Heinz Lazek

Personal information
- Nationality: Austrian German
- Born: Heinz Lazek 17 October 1911 Vienna, Austria
- Died: 26 July 1986 (aged 74)
- Weight: Light heavyweight Heavyweight

Boxing career
- Stance: Orthodox

Boxing record
- Total fights: 64
- Wins: 48
- Win by KO: 21
- Losses: 8
- Draws: 8

= Heinz Lazek =

German boxer

Heinz Lazek (17 October 1911 – 26 July 1986) was an Austrian and German professional boxer. He fought 64 times between 1932 and 1950; winning 48 (21 by knockout), losing 8 and drawing 8. During his career Lazek won the EBU title at light heavyweight and heavyweight.

==Professional career==
Lazek made his professional debut in June 1932, winning a four-round points decision against Sandor Kunstzler. He remained undefeated over the next three years. Although he fought the majority of his early bouts in his hometown of Vienna, he also travelled to Paris and Prague to compete. His undefeated streak was brought to an end in June 1935 when he lost to Adolf Witt over ten rounds.
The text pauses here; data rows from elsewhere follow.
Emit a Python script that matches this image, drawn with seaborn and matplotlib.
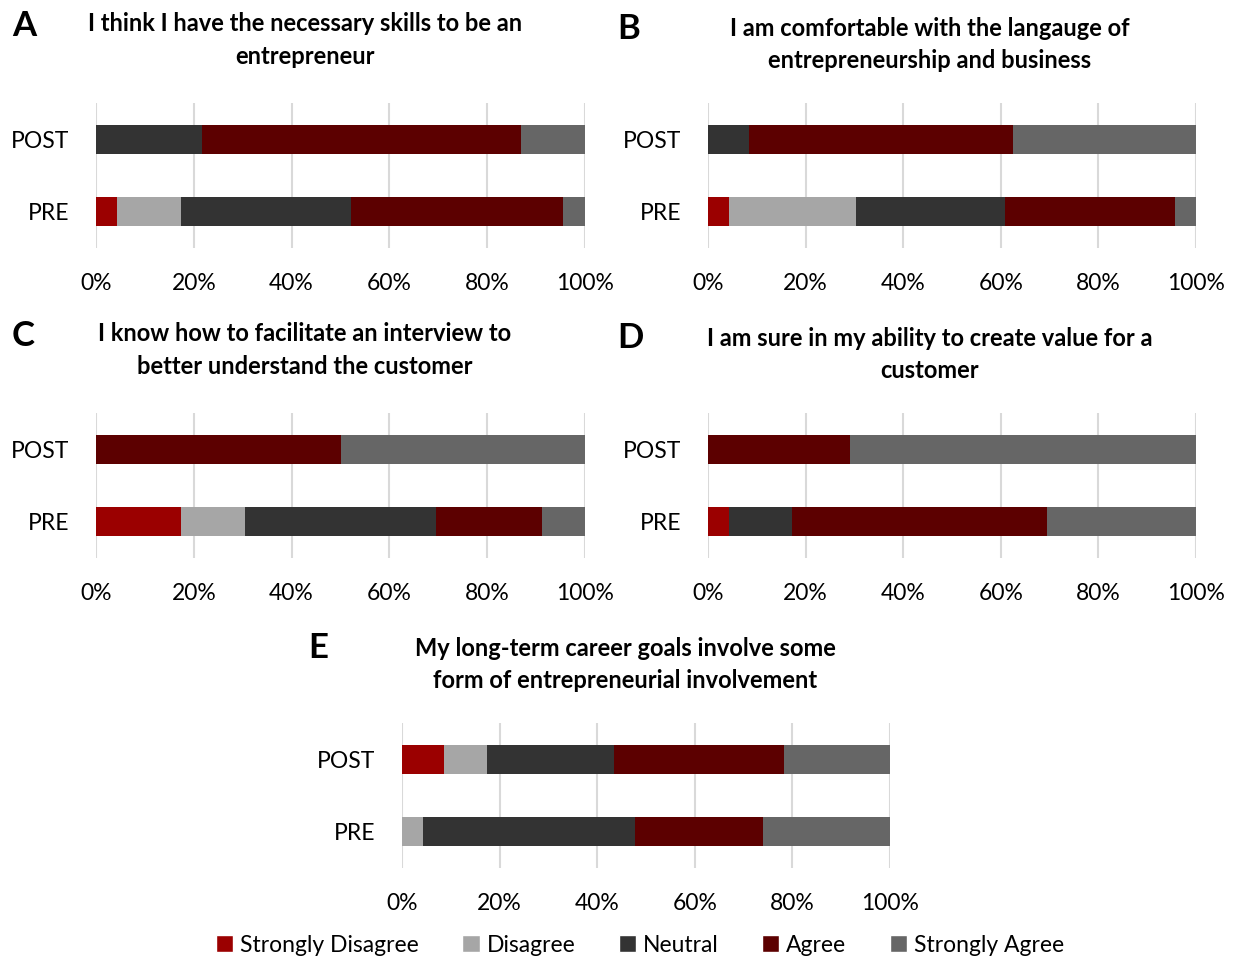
import numpy as np
import pandas as pd
import seaborn as sns
from matplotlib import pyplot as plt
from matplotlib.patches import Patch

# response levels and colours
levels = ['Strongly Disagree', 'Disagree', 'Neutral', 'Agree', 'Strongly Agree']
colors = ['#9b0000', '#a6a6a6', '#333333', '#5c0000', '#666666']
phases = ['POST', 'PRE']

# percent of respondents per level, POST then PRE
a_post = [0, 0, 21.7, 65.2, 13.1]
a_pre = [4.3, 13.0, 34.8, 43.5, 4.4]
b_post = [0, 0, 8.3, 54.2, 37.5]
b_pre = [4.3, 26.1, 30.4, 34.8, 4.4]
c_post = [0, 0, 0, 50.0, 50.0]
c_pre = [17.4, 13.0, 39.1, 21.7, 8.8]
d_post = [0, 0, 0, 29.2, 70.8]
d_pre = [4.3, 0, 13.0, 52.2, 30.5]
e_post = [8.7, 8.7, 26.1, 34.8, 21.7]
e_pre = [0, 4.3, 43.5, 26.1, 26.1]

titles = {
    'A': 'I think I have the necessary skills to be an\nentrepreneur',
    'B': 'I am comfortable with the langauge of\nentrepreneurship and business',
    'C': 'I know how to facilitate an interview to\nbetter understand the customer',
    'D': 'I am sure in my ability to create value for a\ncustomer',
    'E': 'My long-term career goals involve some\nform of entrepreneurial involvement',
}
panels = {'A': (a_post, a_pre), 'B': (b_post, b_pre), 'C': (c_post, c_pre),
          'D': (d_post, d_pre), 'E': (e_post, e_pre)}

sns.set_theme(style='white')
plt.rcParams['font.family'] = ['Lato', 'DejaVu Sans']
plt.rcParams['text.color'] = 'black'
plt.rcParams['xtick.color'] = 'black'
plt.rcParams['ytick.color'] = 'black'

W, H = 1238, 959
fig = plt.figure(figsize=(W / 100, H / 100), dpi=100)

# pixel boxes: left, top, right, bottom ; title centre x, title top y ; letter x, y
layout = {
    'A': (96, 103, 585, 248, 305, 12, 12, 10),
    'B': (708, 103, 1196, 248, 930, 17, 617, 13),
    'C': (96, 413, 585, 558, 305, 322, 12, 320),
    'D': (708, 413, 1196, 558, 930, 327, 617, 322),
    'E': (402, 723, 890, 868, 625, 637, 308, 632),
}

for key, (post, pre) in panels.items():
    l, t, r, b, tx, ty, lx, ly = layout[key]
    ax = fig.add_axes([l / W, 1 - b / H, (r - l) / W, (b - t) / H])
    df = pd.DataFrame({'phase': np.repeat(phases, len(levels)),
                       'level': levels * 2,
                       'pct': post + pre})
    df['cum'] = df.groupby('phase')['pct'].cumsum()
    # draw cumulative bars from the widest down so they stack
    for lev, col in reversed(list(zip(levels, colors))):
        sub = df[df.level == lev]
        sns.barplot(data=sub, x='cum', y='phase', order=phases, color=col,
                    orient='h', width=0.4, ax=ax, saturation=1, linewidth=0)
    ax.set_xlim(0, 100)
    ax.set_ylim(1.5, -0.5)
    ax.set_xticks([0, 20, 40, 60, 80, 100])
    ax.set_xticklabels([f'{v}%' for v in range(0, 101, 20)])
    ax.xaxis.grid(True, color='#d9d9d9', linewidth=1.5)
    ax.set_axisbelow(True)
    ax.set_xlabel('')
    ax.set_ylabel('')
    ax.tick_params(axis='x', labelsize=16.5, pad=18, length=0)
    ax.tick_params(axis='y', labelsize=16.5, pad=19, length=0)
    sns.despine(ax=ax, left=True, bottom=True)
    fig.text(tx / W, 1 - ty / H, titles[key], ha='center', va='top',
             fontsize=17, fontweight='bold', linespacing=1.5)
    fig.text(lx / W, 1 - ly / H, key, ha='left', va='top',
             fontsize=25, fontweight='bold')

handles = [Patch(facecolor=c, label=lv) for lv, c in zip(levels, colors)]
fig.legend(handles=handles, loc='center', bbox_to_anchor=(640 / W, 1 - 945 / H),
           ncol=5, frameon=False, fontsize=16.5, handlelength=0.75, handleheight=0.75,
           handletextpad=0.3, columnspacing=1.9)

fig.savefig('out.png', dpi=100)
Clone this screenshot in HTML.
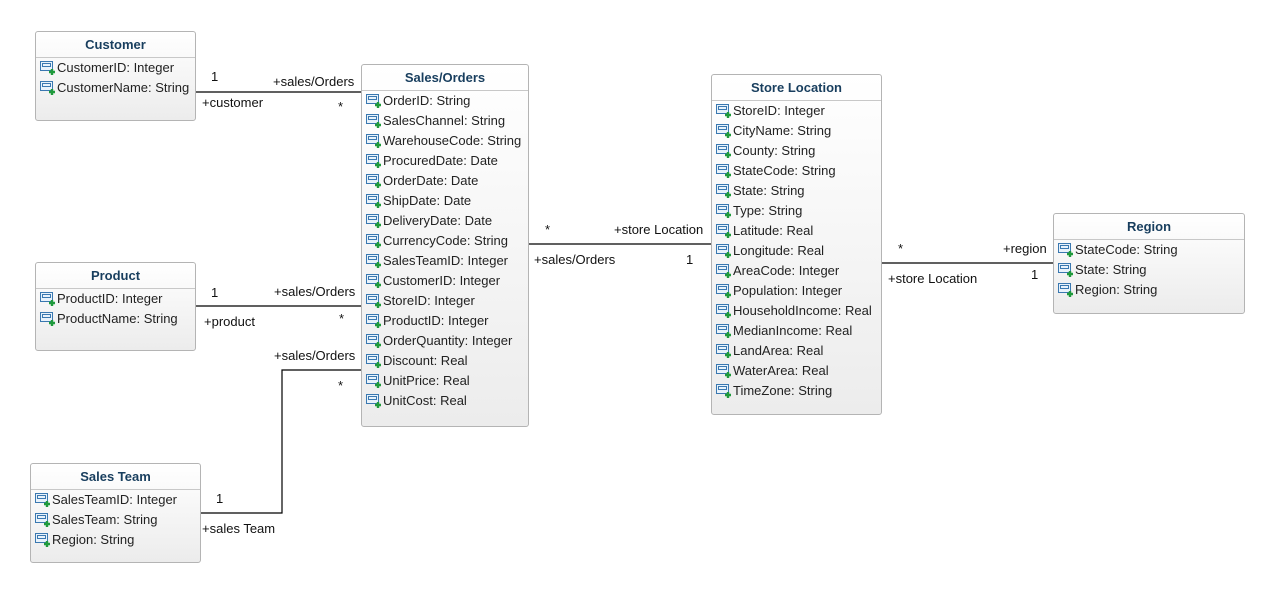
<!DOCTYPE html>
<html><head><meta charset="utf-8"><style>
body{margin:0;width:1274px;height:593px;background:#fff;position:relative;overflow:hidden;font-family:"Liberation Sans",Arial,sans-serif;}
.box{position:absolute;border:1px solid #b4b4b4;border-radius:3px;background:linear-gradient(#ffffff,#ececec);box-sizing:border-box;}
.hd{height:25px;border-bottom:1px solid #c8c8c8;text-align:center;font-weight:bold;font-size:13px;color:#183e5e;line-height:25px;}
.row{height:20px;line-height:20px;font-size:13px;color:#222;padding-left:21px;position:relative;white-space:nowrap;}
.row svg{position:absolute;left:4px;top:3px;}
.lb{position:absolute;font-size:13px;color:#111;white-space:nowrap;line-height:15px;}
</style></head><body>
<svg width="1274" height="593" style="position:absolute;left:0;top:0" fill="none" stroke="#000" stroke-width="1.2">
<path d="M195 92H361"/>
<path d="M195 306H361"/>
<path d="M200 513H282V370H361"/>
<path d="M528 244H711"/>
<path d="M881 263H1053"/>
</svg>
<svg width="0" height="0" style="position:absolute"><defs>
<g id="ic"><rect x="0.5" y="0.5" width="12" height="9" fill="#e8f2fb" stroke="#3a78b0"/><rect x="2.5" y="2.5" width="8" height="3" fill="none" stroke="#3a78b0"/><path d="M9 11h6M12 8v6" stroke="#1f9a3c" stroke-width="2.4"/></g>
</defs></svg>

<div class="box" style="left:35px;top:31px;width:161px;height:90px"><div class="hd">Customer</div><div>
<div class="row"><svg width="16" height="15"><use href="#ic"/></svg>CustomerID: Integer</div>
<div class="row"><svg width="16" height="15"><use href="#ic"/></svg>CustomerName: String</div></div></div>

<div class="box" style="left:35px;top:262px;width:161px;height:89px"><div class="hd">Product</div><div>
<div class="row"><svg width="16" height="15"><use href="#ic"/></svg>ProductID: Integer</div>
<div class="row"><svg width="16" height="15"><use href="#ic"/></svg>ProductName: String</div></div></div>

<div class="box" style="left:30px;top:463px;width:171px;height:100px"><div class="hd">Sales Team</div><div>
<div class="row"><svg width="16" height="15"><use href="#ic"/></svg>SalesTeamID: Integer</div>
<div class="row"><svg width="16" height="15"><use href="#ic"/></svg>SalesTeam: String</div>
<div class="row"><svg width="16" height="15"><use href="#ic"/></svg>Region: String</div></div></div>

<div class="box" style="left:361px;top:64px;width:168px;height:363px"><div class="hd">Sales/Orders</div><div>
<div class="row"><svg width="16" height="15"><use href="#ic"/></svg>OrderID: String</div>
<div class="row"><svg width="16" height="15"><use href="#ic"/></svg>SalesChannel: String</div>
<div class="row"><svg width="16" height="15"><use href="#ic"/></svg>WarehouseCode: String</div>
<div class="row"><svg width="16" height="15"><use href="#ic"/></svg>ProcuredDate: Date</div>
<div class="row"><svg width="16" height="15"><use href="#ic"/></svg>OrderDate: Date</div>
<div class="row"><svg width="16" height="15"><use href="#ic"/></svg>ShipDate: Date</div>
<div class="row"><svg width="16" height="15"><use href="#ic"/></svg>DeliveryDate: Date</div>
<div class="row"><svg width="16" height="15"><use href="#ic"/></svg>CurrencyCode: String</div>
<div class="row"><svg width="16" height="15"><use href="#ic"/></svg>SalesTeamID: Integer</div>
<div class="row"><svg width="16" height="15"><use href="#ic"/></svg>CustomerID: Integer</div>
<div class="row"><svg width="16" height="15"><use href="#ic"/></svg>StoreID: Integer</div>
<div class="row"><svg width="16" height="15"><use href="#ic"/></svg>ProductID: Integer</div>
<div class="row"><svg width="16" height="15"><use href="#ic"/></svg>OrderQuantity: Integer</div>
<div class="row"><svg width="16" height="15"><use href="#ic"/></svg>Discount: Real</div>
<div class="row"><svg width="16" height="15"><use href="#ic"/></svg>UnitPrice: Real</div>
<div class="row"><svg width="16" height="15"><use href="#ic"/></svg>UnitCost: Real</div></div></div>

<div class="box" style="left:711px;top:74px;width:171px;height:341px"><div class="hd">Store Location</div><div>
<div class="row"><svg width="16" height="15"><use href="#ic"/></svg>StoreID: Integer</div>
<div class="row"><svg width="16" height="15"><use href="#ic"/></svg>CityName: String</div>
<div class="row"><svg width="16" height="15"><use href="#ic"/></svg>County: String</div>
<div class="row"><svg width="16" height="15"><use href="#ic"/></svg>StateCode: String</div>
<div class="row"><svg width="16" height="15"><use href="#ic"/></svg>State: String</div>
<div class="row"><svg width="16" height="15"><use href="#ic"/></svg>Type: String</div>
<div class="row"><svg width="16" height="15"><use href="#ic"/></svg>Latitude: Real</div>
<div class="row"><svg width="16" height="15"><use href="#ic"/></svg>Longitude: Real</div>
<div class="row"><svg width="16" height="15"><use href="#ic"/></svg>AreaCode: Integer</div>
<div class="row"><svg width="16" height="15"><use href="#ic"/></svg>Population: Integer</div>
<div class="row"><svg width="16" height="15"><use href="#ic"/></svg>HouseholdIncome: Real</div>
<div class="row"><svg width="16" height="15"><use href="#ic"/></svg>MedianIncome: Real</div>
<div class="row"><svg width="16" height="15"><use href="#ic"/></svg>LandArea: Real</div>
<div class="row"><svg width="16" height="15"><use href="#ic"/></svg>WaterArea: Real</div>
<div class="row"><svg width="16" height="15"><use href="#ic"/></svg>TimeZone: String</div></div></div>

<div class="box" style="left:1053px;top:213px;width:192px;height:101px"><div class="hd">Region</div><div>
<div class="row"><svg width="16" height="15"><use href="#ic"/></svg>StateCode: String</div>
<div class="row"><svg width="16" height="15"><use href="#ic"/></svg>State: String</div>
<div class="row"><svg width="16" height="15"><use href="#ic"/></svg>Region: String</div></div></div>

<div class="lb" style="left:211px;top:69px">1</div>
<div class="lb" style="left:273px;top:74px">+sales/Orders</div>
<div class="lb" style="left:202px;top:95px">+customer</div>
<div class="lb" style="left:338px;top:99px">*</div>

<div class="lb" style="left:211px;top:285px">1</div>
<div class="lb" style="left:274px;top:284px">+sales/Orders</div>
<div class="lb" style="left:204px;top:314px">+product</div>
<div class="lb" style="left:339px;top:311px">*</div>

<div class="lb" style="left:274px;top:348px">+sales/Orders</div>
<div class="lb" style="left:338px;top:378px">*</div>
<div class="lb" style="left:216px;top:491px">1</div>
<div class="lb" style="left:202px;top:521px">+sales Team</div>

<div class="lb" style="left:545px;top:222px">*</div>
<div class="lb" style="left:614px;top:222px">+store Location</div>
<div class="lb" style="left:534px;top:252px">+sales/Orders</div>
<div class="lb" style="left:686px;top:252px">1</div>

<div class="lb" style="left:898px;top:241px">*</div>
<div class="lb" style="left:1003px;top:241px">+region</div>
<div class="lb" style="left:888px;top:271px">+store Location</div>
<div class="lb" style="left:1031px;top:267px">1</div>
</body></html>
He won the light heavyweight title in September 1935 after the champion, Merlo Preciso, was disqualified in the thirteenth round. Following two successful defences of his title, against Rienus De Boer and Emilien Ollivon, Lazek was beaten by Gustave Roth via a fifteen rounds points decision in September 1936. All four of his light heavyweight title fights took place in Vienna. Having remained undefeated over his next nine bouts, Lazek was able to challenge the EBU heavyweight champion, Arno Kölblin, in March 1938. The fight, which took place in Berlin, Koelblin's hometown, was awarded to Lazek after the champion was disqualified in the second round. Lazek returned to Vienna to successfully defend his title against Sante De Leo and Walter Neusel, both fifteen round points decisions, before a further defence in Berlin, where he beat Karel Sys over fifteen rounds. In March 1939 Lazek suffered a fifth round knockout loss against Adolf Heuser, bringing his title reign to an end.

Although Lazek never fought for a European championship again, he won the German BDB heavyweight title in November 1940 and successfully defended it once before losing for a second time to Heuser. After a further loss to Gustav Thiess in March 1942, Lazek did not fight again until April 1947. In his first fight after an inactive period of five years he suffered a first-round knockout loss to Olle Tandberg. Lazek fought for a final time in September 1950, losing via a second round technical knockout to Jo Weidin.